In the Maryland’s first Big Ten tournament appearance under second-year head coach Rob Vaughn, the Terps continued their hot streak, defeating the Illinois Fighting Illini 6-2 on Wednesday in Omaha, Nebraska, to move on to the winner’s bracket.

Maryland got on the board first, after loading the bases on a pair of walks and an infield single. A fielder’s choice from Randy Bednar drove in Chris Alleyne from third, giving the Terps a 1-0 lead in the second.

Terrapin runners reached base in all but the first inning, when Illinois starter Andy Fisher retired the Terps in order. Even so, the Terps struggled to plate runners and provide Parsons with a bigger lead with which to work, stranding a total of 12 on the day. The lack of extra run support from Maryland came back to haunt the Terps in the ninth inning, when Illinois started to mount a comeback.

Maryland ace Hunter Parsons set the tone early, tossing three consecutive 1-2-3 innings to start before the first Illinois runner reached base in the fourth. After the Fighting Illini’s first hit Parsons walked two with two outs to load the bases. But the right-hander induced a huge ground out to end the half and strand the bases loaded, maintaining the Terps’ 1-0 lead.

The Fighting Illini continued to pressure the Terps in the fifth and plated their first run of the day, when Grant Van Scoy beat the throw home after second baseman Ben Cowles bobbled the ball.

Though Illinois tied the game at one run apiece in the fifth, Parsons maintained his composure and took down the fighting Illini in order in both the sixth and seventh inning, giving the Terps a chance to pull ahead as the right-hander threw his 115th pitch on the day.

Following Parsons’ lead, the Maryland lineup came alive in the eighth. After Taylor Wright led off the inning with a single through the left side against the shift, freshman Maxwell Costes sent a two-run homer to left field. Then, two batters later, sophomore Justin Vought went deep with a two-run shot of his own, putting the Terps ahead 5-1 and providing Parsons much-needed run support.

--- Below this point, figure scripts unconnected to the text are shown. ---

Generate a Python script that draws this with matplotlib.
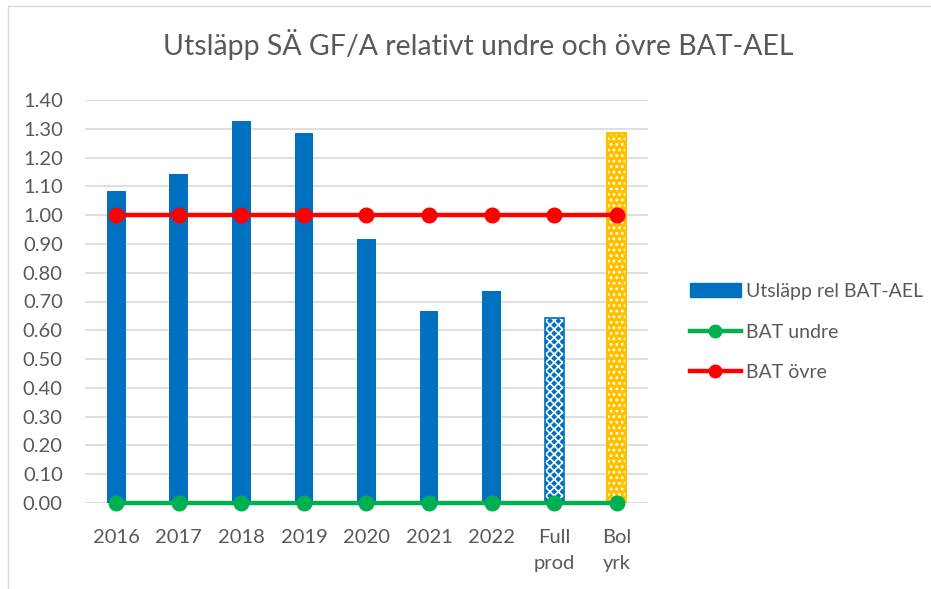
import numpy as np
import matplotlib
matplotlib.use('Agg')
import matplotlib.pyplot as plt
from matplotlib.patches import Rectangle
from matplotlib.lines import Line2D

# ── data ──
categories = ['2016', '2017', '2018', '2019', '2020', '2021', '2022', 'Full\nprod', 'Bol\nyrk']
utslapp = [1.084, 1.142, 1.327, 1.285, 0.918, 0.668, 0.738, 0.643, 1.287]
bat_undre = [0.0] * 9
bat_ovre = [1.0] * 9
yticks = np.arange(0, 1.41, 0.1)

BLUE = '#0070C0'
GREEN = '#00B050'
RED = '#FF0000'
YELLOW = '#FFC000'
GREY = '#595959'

plt.rcParams['font.family'] = ['Lato', 'DejaVu Sans']
plt.rcParams['hatch.linewidth'] = 1.2

fig = plt.figure(figsize=(9.31, 5.89), dpi=100)
ax = fig.add_axes([85 / 931, 1 - 503 / 589, (648 - 85) / 931, (503 - 100) / 589])

# chart frame
fig.patches.append(Rectangle((8 / 931, -0.1), 1.2, (589 - 6) / 589 + 0.1,
                             transform=fig.transFigure, fill=False,
                             edgecolor='#D9D9D9', linewidth=1))

x = np.arange(len(categories))
w = 0.3
ax.bar(x[:7], utslapp[:7], width=w, color=BLUE, zorder=2)
# Full prod: blue with white pattern
ax.bar(x[7], utslapp[7], width=w, color=BLUE, edgecolor='white', hatch='xxxx',
       linewidth=0, zorder=2)
ax.bar(x[7], utslapp[7], width=w, fill=False, edgecolor=BLUE, linewidth=1.2, zorder=2)
# Bol yrk: yellow with white dots
ax.bar(x[8], utslapp[8], width=w, color=YELLOW, edgecolor='white', hatch='...',
       linewidth=0, zorder=2)
ax.bar(x[8], utslapp[8], width=w, fill=False, edgecolor=YELLOW, linewidth=1.5, zorder=2)

ax.plot(x, bat_undre, color=GREEN, lw=3.2, marker='o', ms=10.5, zorder=4, clip_on=False)
ax.plot(x, bat_ovre, color=RED, lw=3.2, marker='o', ms=10.5, zorder=4, clip_on=False)

ax.set_xlim(-0.5, len(categories) - 0.5)
ax.set_ylim(0, 1.4)
ax.set_yticks(yticks)
ax.set_yticklabels([f'{v:.2f}' for v in yticks])
ax.set_xticks(x)
ax.set_xticklabels(categories, linespacing=1.6)
ax.tick_params(axis='both', length=0, labelsize=14.5, colors=GREY)
ax.tick_params(axis='y', pad=16)
ax.tick_params(axis='x', pad=19)
for lab in ax.get_xticklabels():
    lab.set_verticalalignment('top')

ax.yaxis.grid(True, color='#D9D9D9', lw=1.2, zorder=0)
ax.set_axisbelow(True)
for s in ax.spines.values():
    s.set_visible(False)

fig.text(478 / 931, 1 - 45 / 589, 'Utsläpp SÄ GF/A relativt undre och övre BAT-AEL',
         ha='center', va='center', fontsize=20.5, color=GREY)

handles = [
    Rectangle((0, 0), 1, 1, color=BLUE),
    Line2D([], [], color=GREEN, lw=3.2, marker='o', ms=9),
    Line2D([], [], color=RED, lw=3.2, marker='o', ms=9),
]
labels = ['Utsläpp rel BAT-AEL', 'BAT undre', 'BAT övre']
leg = fig.legend(handles, labels, loc='center left', bbox_to_anchor=(672 / 931, 1 - 332 / 589),
                 frameon=False, fontsize=14, labelcolor=GREY, handlelength=2.67,
                 handleheight=0.7, labelspacing=1.22, handletextpad=0.25)

plt.savefig('out.png', dpi=100)
plt.close()
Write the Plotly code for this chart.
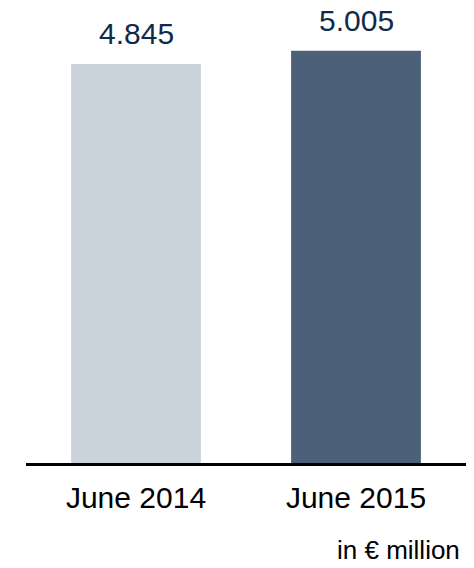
import plotly.graph_objects as go

categories = ["June 2014", "June 2015"]
values = [4.845, 5.005]
value_labels = ["4.845", "5.005"]
colors = ["#cbd3dc", "#4c6179"]

W, H = 474, 568
ml, mr, mt, mb = 26, 8, 20, 105

fig = go.Figure()
fig.add_trace(go.Bar(
    x=categories, y=values, marker=dict(color=colors, line=dict(width=0)),
    width=0.59, hoverinfo="skip",
))
for c, v, t in zip(categories, values, value_labels):
    fig.add_annotation(x=c, y=v, text=t, showarrow=False, yanchor="bottom",
                       yshift=12, font=dict(size=30, color="#0f2a4a",
                                            family="Arial, Liberation Sans"))
fig.add_annotation(xref="paper", yref="paper", x=1.0, y=0, xanchor="right",
                   yanchor="bottom", yshift=-104, xshift=-4,
                   text="in € million", showarrow=False,
                   font=dict(size=26, color="#000000", family="Arial, Liberation Sans"))

plot_h = H - mt - mb
fig.update_layout(
    width=W, height=H, margin=dict(l=ml, r=mr, t=mt, b=mb),
    paper_bgcolor="white", plot_bgcolor="white", showlegend=False,
    bargap=0.41,
    font=dict(family="Arial, Liberation Sans", color="#000000"),
    xaxis=dict(showline=True, linecolor="#000000", linewidth=3, ticks="",
               tickfont=dict(size=30, color="#000000"), ticklabelstandoff=6,
               showgrid=False, zeroline=False, fixedrange=True),
    yaxis=dict(visible=False, range=[0, plot_h / 82.35], showgrid=False,
               zeroline=False, fixedrange=True),
)
fig.write_html("out.html", config={"displayModeBar": False},
               post_script="document.body.style.margin='0';document.body.style.overflow='hidden';")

Parsons threw 7 1/3 innings, allowing only one run on four hits and three walks and recording four strikeouts in his 123 pitches thrown. After the righty secured the first out of the eighth with a runner on first, Mark DiLuia entered to secure the final two outs of the half. The sophomore recorded a three-pitch called strikeout and induced a fly-out to end the inning and hold on to Maryland’s lead.

Behind DiLuia, the Terps tacked on another run on a drag bunt single from Alleyne in the ninth. Illinois tacked on a run in the ninth, but senior closer John Murphy recorded back-to-back strikeouts to secure Maryland’s first win of the conference tournament.